Figure scripts
----------

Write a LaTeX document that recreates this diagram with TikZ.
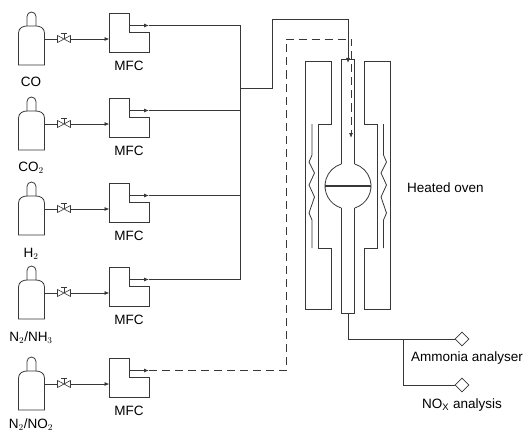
\documentclass[tikz,border=0pt]{standalone}
\usepackage{fontspec}
\setmainfont{Liberation Sans}
\usepackage{xcolor}
\usepackage{tikz}
\usetikzlibrary{calc,arrows.meta,positioning,shapes.geometric}
\definecolor{pipe}{RGB}{55,55,55}
\tikzset{
  line/.style={draw=pipe,line width=0.8pt},
  flow/.style={line,-{Latex[length=5pt,width=4pt]}},
  dashpipe/.style={line,dash pattern=on 8pt off 5pt},
  port/.style={diamond,draw=pipe,line width=0.8pt,fill=white,minimum size=14pt,inner sep=0pt},
  lab/.style={font=\fontsize{13.5}{15}\selectfont,inner sep=0pt}
}
\begin{document}
\begin{tikzpicture}[x=1pt,y=-1pt]
      \useasboundingbox (0,0) rectangle (526,433);
      % gas lines
      \foreach \i/\y in {1/0,2/85,3/170,4/254,5/345} {
        \begin{scope}[yshift=-\y pt]
          % cylinder
          \draw[line] (18.5,33) .. controls (18.5,28) and (23,26) .. (27,26) -- (36,26)
            .. controls (40,26) and (44.5,28) .. (44.5,33) -- (44.5,65) -- (18.5,65) -- cycle;
          \draw[line] (27,26) -- (27,16.5) arc (180:360:4.5) -- (36,26);
          \coordinate (cyl\i) at (44.5,39);
          % valve
          \draw[draw=pipe,line width=0.6pt] (57.5,35.5) -- (70.5,42.5) -- (70.5,35.5) -- (57.5,42.5) -- cycle;
          \draw[draw=pipe,line width=0.6pt] (64,39) -- (64,33.5) (61,33.5) -- (67,33.5);
          \coordinate (vl\i) at (57.5,39);
          \coordinate (vr\i) at (70.5,39);
          % mass flow controller
          \draw[line] (109.5,13) -- (129.5,13) -- (129.5,32.5) -- (149,32.5) -- (149,52) -- (109.5,52) -- cycle;
          \coordinate (in\i) at (109.5,39);
          \coordinate (out\i) at (129.5,25.5);
          \coordinate (tip\i) at (149,25.5);
          \node[lab] (mfc\i) at (129,65.5) {MFC};
          \draw[line] (cyl\i) -- (vl\i);
          \draw[flow] (vr\i) -- (in\i);
          \draw[flow] (out\i) -- (tip\i);
        \end{scope}
      }
      \node[lab] (gas1) at (31,82) {CO};
      \node[lab] (gas2) at (31,168) {CO$_2$};
      \node[lab] (gas3) at (31,254) {H$_2$};
      \node[lab] (gas4) at (31,338) {N$_2$/NH$_3$};
      \node[lab] (gas5) at (31,425) {N$_2$/NO$_2$};
      % manifold
      \coordinate (bus1) at (240,25.5);
      \coordinate (bus2) at (240,110.5);
      \coordinate (bus3) at (240,195.5);
      \coordinate (bus4) at (240,279.5);
      \coordinate (busout) at (240,88);
      \foreach \i in {1,...,4} \draw[line] (tip\i) -- (bus\i);
      \draw[line] (bus1) -- (bus4);
      \coordinate (feed) at (348,63);
      \coordinate (feedb) at (351,138);
      \draw[flow] (busout) -- (272.5,88) -- (272.5,19.5) -- (348,19.5) -- (feed);
      \draw[dashpipe] (tip5) -- (286,370.5) -- (286,39) -- (351,39) -- (351,132);
      \draw[flow] (351,132) -- (feedb);
      % oven
      \draw[line] (305.5,61.5) -- (331.5,61.5) -- (331.5,124) -- (318.5,124) -- (318.5,248)
        -- (331.5,248) -- (331.5,309.5) -- (305.5,309.5) -- cycle;
      \draw[line] (390.5,61.5) -- (364,61.5) -- (364,124) -- (377,124) -- (377,248)
        -- (364,248) -- (364,309.5) -- (390.5,309.5) -- cycle;
      \draw[line] (312,124) -- (312,155) -- (309,162) -- (314.5,173) -- (309,185) -- (314.5,197)
        -- (309,213) -- (312,220) -- (312,248);
      \draw[line] (383.5,124) -- (383.5,155) -- (386.5,162) -- (381,173) -- (386.5,185) -- (381,197)
        -- (386.5,213) -- (383.5,220) -- (383.5,248);
      % reactor tube
      \coordinate (ball) at (348,186);
      \draw[line] (341.3,164) -- (341.3,59) -- (354.7,59) -- (354.7,164);
      \draw[line] (341.3,208) -- (341.3,313) -- (354.7,313) -- (354.7,208);
      \draw[line] ($(ball)+(107:23)$) arc (107:253:23);
      \draw[line] ($(ball)+(73:23)$) arc (73:-73:23);
      \draw[draw=pipe,line width=1.2pt] (325,186) -- (371,186);
      % outlets
      \coordinate (exit) at (348,313);
      \coordinate (split) at (403,339);
      \node[port] (amm) at (462,339) {};
      \node[port] (nox) at (462,385) {};
      \draw[line] (exit) |- (amm.west);
      \draw[line] (split) |- (nox.west);
      \node[lab,anchor=west] (oven) at (407,188) {Heated oven};
      \node[lab,anchor=west] (ammlab) at (411,358) {Ammonia analyser};
      \node[lab] (noxlab) at (462,405) {NO$_\mathrm{X}$ analysis};
    \end{tikzpicture}
\end{document}
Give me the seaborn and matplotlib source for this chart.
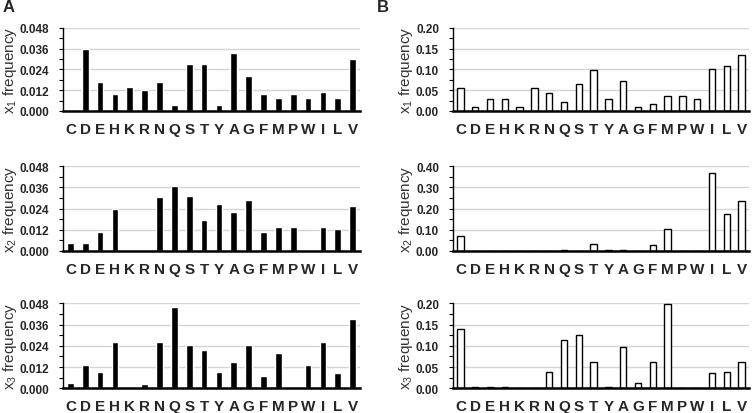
import numpy as np
import pandas as pd
import matplotlib
matplotlib.use("Agg")
import matplotlib.pyplot as plt
from matplotlib.ticker import MultipleLocator, FormatStrFormatter
import seaborn as sns

residues = list("CDEHKRNQSTYAGFMPWILV")

# panel A (filled bars)
a_x1 = [0, 0.036, 0.0165, 0.010, 0.0136, 0.012, 0.0165, 0.0035, 0.027, 0.027,
        0.0035, 0.0336, 0.0204, 0.010, 0.0073, 0.010, 0.0073, 0.0108, 0.0073, 0.0298]
a_x2 = [0.0042, 0.0042, 0.0108, 0.0239, 0, 0, 0.0304, 0.0368, 0.0313, 0.0175,
        0.0266, 0.022, 0.0286, 0.0108, 0.0135, 0.0135, 0, 0.0135, 0.0125, 0.0256]
a_x3 = [0.0032, 0.0133, 0.0094, 0.0261, 0, 0.0023, 0.0261, 0.0457, 0.0246, 0.0214,
        0.0094, 0.015, 0.0246, 0.0068, 0.0197, 0, 0.0133, 0.0261, 0.0086, 0.0393]

# panel B (open bars)
b_x1 = [0.055, 0.0096, 0.0287, 0.0287, 0.0096, 0.055, 0.0438, 0.0207, 0.0638, 0.0988,
        0.0287, 0.071, 0.0096, 0.0175, 0.0367, 0.0367, 0.0287, 0.102, 0.107, 0.134]
b_x2 = [0.072, 0, 0, 0, 0, 0, 0, 0.004, 0, 0.033,
        0.003, 0.003, 0, 0.025, 0.102, 0, 0, 0.366, 0.172, 0.234]
b_x3 = [0.140, 0.003, 0.003, 0.003, 0, 0, 0.039, 0.113, 0.125, 0.063,
        0.003, 0.098, 0.0125, 0.063, 0.198, 0, 0, 0.036, 0.039, 0.063]

sns.set_style("white")
plt.rcParams["font.family"] = ["Liberation Sans", "DejaVu Sans"]

W, H = 753, 414
fig = plt.figure(figsize=(W / 100, H / 100), dpi=100)


def place(left, right, top, bottom):
    return fig.add_axes([left / W, 1 - bottom / H, (right - left) / W, (bottom - top) / H])


rows = [(28.7, 112), (167.3, 251.7), (304.3, 389.3)]
panels = [
    # (values, column, ymax, step, fmt, subscript)
    (a_x1, "A", 0.048, 0.012, "%.3f", 1),
    (a_x2, "A", 0.048, 0.012, "%.3f", 2),
    (a_x3, "A", 0.048, 0.012, "%.3f", 3),
    (b_x1, "B", 0.20, 0.05, "%.2f", 1),
    (b_x2, "B", 0.40, 0.10, "%.2f", 2),
    (b_x3, "B", 0.20, 0.05, "%.2f", 3),
]

for vals, col, ymax, step, fmt, n in panels:
    top, bottom = rows[n - 1]
    if col == "A":
        ax = place(63, 360, top, bottom)
        sns.barplot(x=residues, y=vals, order=residues, color="black",
                    width=0.45, ax=ax)
        label_px = 10
    else:
        ax = place(453, 749, top, bottom)
        sns.barplot(x=residues, y=vals, order=residues, color="white",
                    edgecolor="black", linewidth=1, width=0.42, ax=ax)
        label_px = 406

    ax.set_ylim(0, ymax)
    ax.set_xlim(-0.5, 19.5)
    ax.yaxis.set_major_locator(MultipleLocator(step))
    ax.yaxis.set_minor_locator(MultipleLocator(step / 2))
    ax.yaxis.set_major_formatter(FormatStrFormatter(fmt))
    ax.yaxis.grid(True, color="#d4d4d4", linewidth=1)
    ax.set_axisbelow(True)

    for s in ["top", "right"]:
        ax.spines[s].set_visible(False)
    ax.spines["left"].set_color("black")
    ax.spines["left"].set_linewidth(1)
    ax.spines["bottom"].set_color("black")
    ax.spines["bottom"].set_linewidth(1.8)

    ax.tick_params(axis="y", which="both", left=True, length=3, width=0.8,
                   color="black", pad=7, labelsize=8.5)
    ax.tick_params(axis="x", length=0, pad=8, labelsize=11)
    for t in ax.get_yticklabels():
        t.set_fontweight("bold")
    for t in ax.get_xticklabels():
        t.set_fontweight("bold")

    ax.set_xlabel("")
    ax.set_ylabel("")
    fig.text(label_px / W, 1 - (top + bottom) / 2 / H,
             "x$_\\mathregular{%d}$ frequency" % n, fontsize=11, color="#333333",
             rotation=90, ha="center", va="center")

fig.text(9 / W, 1 - 8 / H, "A", fontsize=12, fontweight="bold", ha="center", va="center")
fig.text(383 / W, 1 - 8 / H, "B", fontsize=12, fontweight="bold", ha="center", va="center")

plt.savefig("out.png", dpi=100)
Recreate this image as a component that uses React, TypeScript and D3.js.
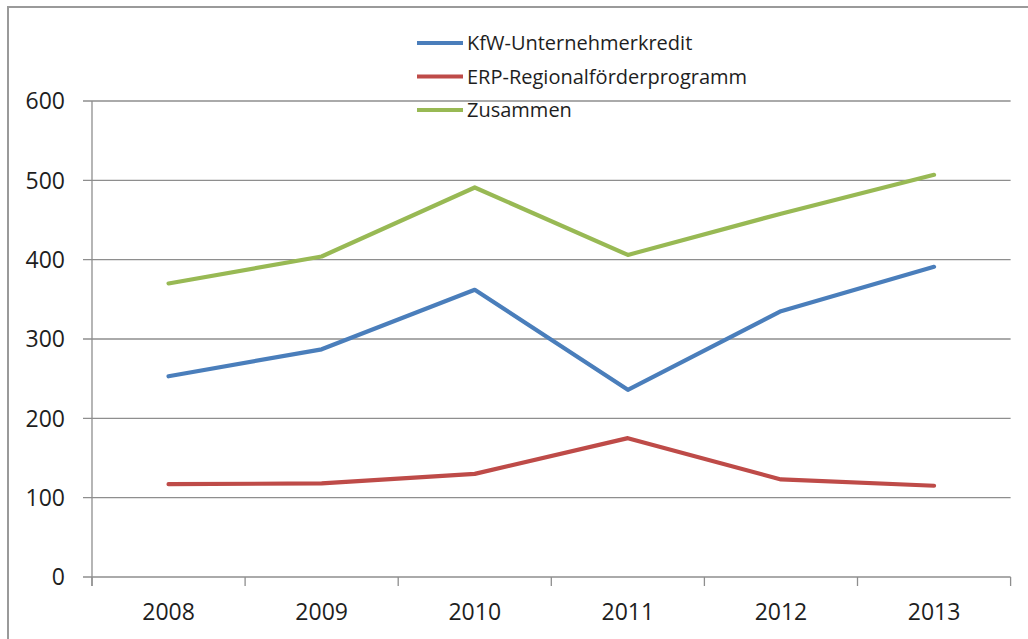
import React from "react";
import * as d3 from "d3";

const years = ["2008", "2009", "2010", "2011", "2012", "2013"];
const kfw = [253, 287, 362, 236, 335, 391];
const erp = [117, 118, 130, 175, 123, 115];
const zusammen = [370, 404, 491, 406, 458, 507];
const yTicks = [0, 100, 200, 300, 400, 500, 600];
const seriesNames = ["KfW-Unternehmerkredit", "ERP-Regionalförderprogramm", "Zusammen"];
const seriesColors = ["#4A7EBB", "#BE4B48", "#98B954"];

const W = 1028;
const H = 639;
const FONT = "'Open Sans', 'Noto Sans', sans-serif";

export default function App() {
  const left = 92;
  const right = 1010.6;
  const top = 101;
  const bottom = 577;
  const x = d3.scaleBand<string>().domain(years).range([left, right]).padding(0);
  const y = d3.scaleLinear().domain([0, 600]).range([bottom, top]);
  const cx = (d: string) => (x(d) as number) + x.bandwidth() / 2;
  const line = d3
    .line<number>()
    .x((_, i) => cx(years[i]))
    .y((v) => y(v));
  const series = [kfw, erp, zusammen];
  const gridColor = "#8e8e8e";
  const textColor = "#1e1e1e";
  const boundaries = [...years.map((d) => x(d) as number), right];

  return (
    <svg
      width={W}
      height={H}
      style={{ position: "absolute", left: 0, top: 0, background: "#fff" }}
      fontFamily={FONT}
    >
      <rect x={8} y={7} width={1100} height={800} fill="#fff" stroke="#9a9a9a" strokeWidth={2} />
      {yTicks.map((t) => (
        <g key={t}>
          <line x1={83} x2={right} y1={y(t)} y2={y(t)} stroke={gridColor} strokeWidth={1.3} />
          <text
            x={65}
            y={y(t)}
            dy="0.36em"
            textAnchor="end"
            fontSize={23}
            fill={textColor}
          >
            {t}
          </text>
        </g>
      ))}
      <line x1={left} x2={left} y1={top} y2={bottom + 9} stroke={gridColor} strokeWidth={1.3} />
      {boundaries.map((b, i) => (
        <line key={i} x1={b} x2={b} y1={bottom} y2={bottom + 9} stroke={gridColor} strokeWidth={1.3} />
      ))}
      {years.map((d) => (
        <text key={d} x={cx(d)} y={620} textAnchor="middle" fontSize={23} fill={textColor}>
          {d}
        </text>
      ))}
      {series.map((s, i) => (
        <path
          key={i}
          d={line(s) as string}
          fill="none"
          stroke={seriesColors[i]}
          strokeWidth={4.2}
          strokeLinejoin="round"
          strokeLinecap="round"
        />
      ))}
      {seriesNames.map((n, i) => {
        const ly = 43 + i * 33.5;
        return (
          <g key={n}>
            <line x1={417} x2={463} y1={ly} y2={ly} stroke={seriesColors[i]} strokeWidth={4.2} />
            <text x={467} y={ly} dy="0.36em" fontSize={20} fill={textColor}>
              {n}
            </text>
          </g>
        );
      })}
    </svg>
  );
}
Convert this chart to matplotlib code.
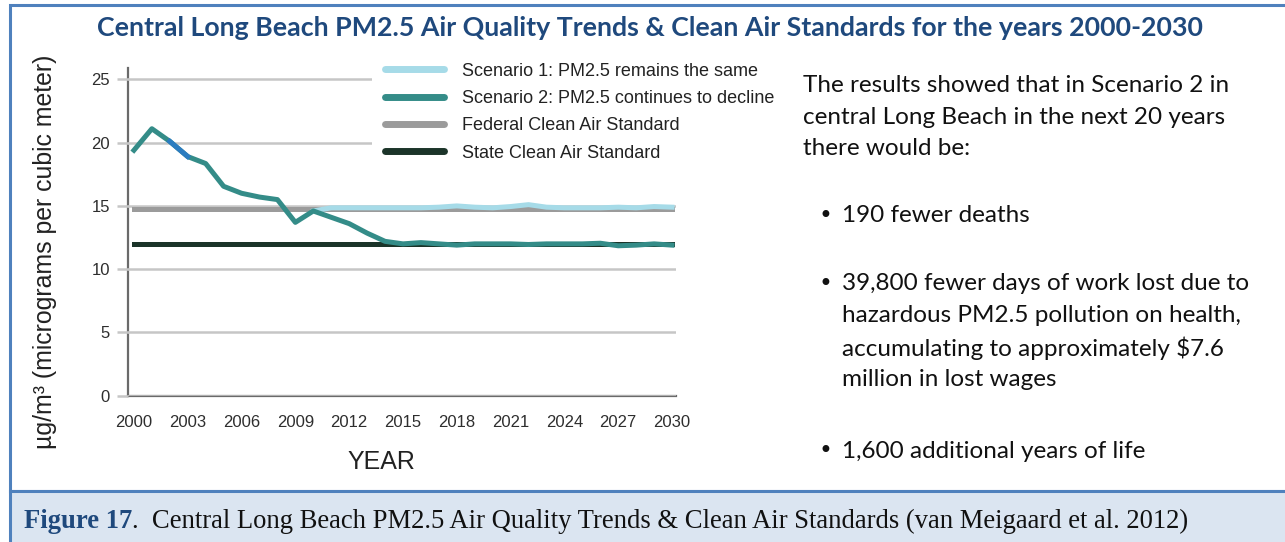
import matplotlib
matplotlib.use("Agg")
import matplotlib.pyplot as plt
from matplotlib.patches import Rectangle
from matplotlib.lines import Line2D

# years shown on the chart
years = list(range(2000, 2031))
tick_years = list(range(2000, 2031, 3))

# scenario 2: PM2.5 continues to decline
scenario2 = [19.4, 21.1, 20.1, 18.9, 18.35, 16.55, 16.0, 15.7, 15.5, 13.7,
             14.6, 14.1, 13.6, 12.85, 12.2, 12.0, 12.1, 12.0, 11.9, 12.0,
             12.0, 12.0, 11.95, 12.0, 12.0, 12.0, 12.05, 11.85, 11.9, 12.0, 11.9]

# scenario 1: PM2.5 remains the same (only visible from 2010 on)
s1_years = list(range(2010, 2031))
scenario1 = [14.6, 14.85, 14.85, 14.85, 14.85, 14.85, 14.85, 14.9, 15.0, 14.9,
             14.85, 14.95, 15.1, 14.9, 14.85, 14.85, 14.85, 14.9, 14.85, 14.95, 14.9]

federal_std = 14.75
state_std = 12.0

legend_labels = ["Scenario 1: PM2.5 remains the same",
                 "Scenario 2: PM2.5 continues to decline",
                 "Federal Clean Air Standard",
                 "State Clean Air Standard"]

title = "Central Long Beach PM2.5 Air Quality Trends & Clean Air Standards for the years 2000-2030"
intro = ["The results showed that in Scenario 2 in",
         "central Long Beach in the next 20 years",
         "there would be:"]
bullet1 = ["190 fewer deaths"]
bullet2 = ["39,800 fewer days of work lost due to",
           "hazardous PM2.5 pollution on health,",
           "accumulating to approximately $7.6",
           "million in lost wages"]
bullet3 = ["1,600 additional years of life"]

c_s1 = "#a6dbe8"
c_s2 = "#348c88"
c_fed = "#9b9b9b"
c_state = "#1b3429"
c_grid = "#c6c6c6"
c_blue = "#4f81bd"
c_navy = "#1f497d"

W, H = 1285, 542


def fx(px):
    return px / W


def fy(py):
    return 1 - py / H


fig = plt.figure(figsize=(W / 100, H / 100), dpi=100)

# outer panel and caption band
fig.add_artist(Rectangle((fx(10), fy(491)), 1.1, fy(5) - fy(491), transform=fig.transFigure,
                         facecolor="white", edgecolor=c_blue, linewidth=2.2, zorder=0))
fig.add_artist(Rectangle((fx(10), -0.1), 1.1, fy(491) + 0.1, transform=fig.transFigure,
                         facecolor="#dbe5f1", edgecolor=c_blue, linewidth=2.2, zorder=0))

ax = fig.add_axes([fx(128), fy(395.7), fx(676) - fx(128), fy(68) - fy(395.7)])
ax.set_facecolor("none")

ax.set_xlim(1999.67, 2030.22)
ax.set_ylim(0, 25.9)

ax.set_yticks([0, 5, 10, 15, 20, 25])
ax.set_xticks(tick_years)
ax.set_xticklabels([str(y) for y in tick_years])
ax.grid(axis="y", color=c_grid, linewidth=1.8, zorder=0)
ax.tick_params(axis="y", length=8, width=1.8, color=c_grid, pad=5)
ax.tick_params(axis="x", length=0, pad=14)
for lab in ax.get_xticklabels() + ax.get_yticklabels():
    lab.set_family("Liberation Sans")
    lab.set_fontsize(12)
    lab.set_color("#2e2e2e")

for s in ["top", "right"]:
    ax.spines[s].set_visible(False)
for s in ["left", "bottom"]:
    ax.spines[s].set_color("#6a6a6a")
    ax.spines[s].set_linewidth(1.6)
    ax.spines[s].set_zorder(1)

lw = 3.6
ax.plot([years[0], years[-1]], [federal_std, federal_std], color=c_fed, lw=lw, zorder=2)
ax.plot([years[0], years[-1]], [state_std, state_std], color=c_state, lw=lw, zorder=3)
ax.plot(s1_years, scenario1, color=c_s1, lw=lw, zorder=4, solid_joinstyle="round")
ax.plot(years, scenario2, color=c_s2, lw=lw, zorder=5, solid_joinstyle="round")
ax.plot(years[2:4], scenario2[2:4], color="#2b7cc0", lw=lw, zorder=6)

handles = [Line2D([], [], color=c, lw=5, solid_capstyle="round")
           for c in [c_s1, c_s2, c_fed, c_state]]
leg = fig.legend(handles, legend_labels, loc="upper left",
                 bbox_to_anchor=(fx(372), fy(50)), frameon=True, facecolor="white",
                 edgecolor="none", framealpha=1, borderpad=0.7, borderaxespad=0,
                 handlelength=3.3, handletextpad=1.0, labelspacing=0.57,
                 prop={"family": "Liberation Sans", "size": 13})
leg.set_zorder(10)
for t in leg.get_texts():
    t.set_color("#222222")

fig.text(fx(45), fy(252), "µg/m³ (micrograms per cubic meter)", rotation=90,
         ha="center", va="center", fontsize=17.9, family="Liberation Sans", color="#222222")
fig.text(fx(381), fy(462), "YEAR", ha="center", va="center", fontsize=18,
         family="Liberation Sans", color="#222222")

fig.text(fx(650), fy(28), title, ha="center", va="center", fontsize=19.3,
         fontweight="bold", family="Lato", color=c_navy)

body = dict(fontsize=17.5, family="Lato", color="#111111", va="center", ha="left")
for i, line in enumerate(intro):
    fig.text(fx(803), fy(86 + 31.5 * i), line, **body)
for ys, lines in [(216, bullet1), (284, bullet2), (451, bullet3)]:
    fig.text(fx(825), fy(ys), "•", ha="center", va="center", fontsize=17,
             family="DejaVu Sans", color="#111111")
    for i, line in enumerate(lines):
        fig.text(fx(842), fy(ys + 32 * i), line, **body)

cap = fig.text(fx(24), fy(521), "Figure 17", ha="left", va="center", fontsize=19.2,
               fontweight="bold", family="Liberation Serif", color=c_navy)
fig.canvas.draw()
bb = cap.get_window_extent()
fig.text(bb.x1 / W, fy(521),
         ".  Central Long Beach PM2.5 Air Quality Trends & Clean Air Standards (van Meigaard et al. 2012)",
         ha="left", va="center", fontsize=19.2, family="Liberation Serif", color="#111111")

fig.savefig("out.png", dpi=100)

----------

- [Stated goal]: Using the data above, extract exactly the lines from the one containing "Convert this chart to matplotlib code." through the one containing "from matplotlib.lines import Line2D". Pictures are left out.

- [Written response]:
Convert this chart to matplotlib code.
import matplotlib
matplotlib.use("Agg")
import matplotlib.pyplot as plt
from matplotlib.patches import Rectangle
from matplotlib.lines import Line2D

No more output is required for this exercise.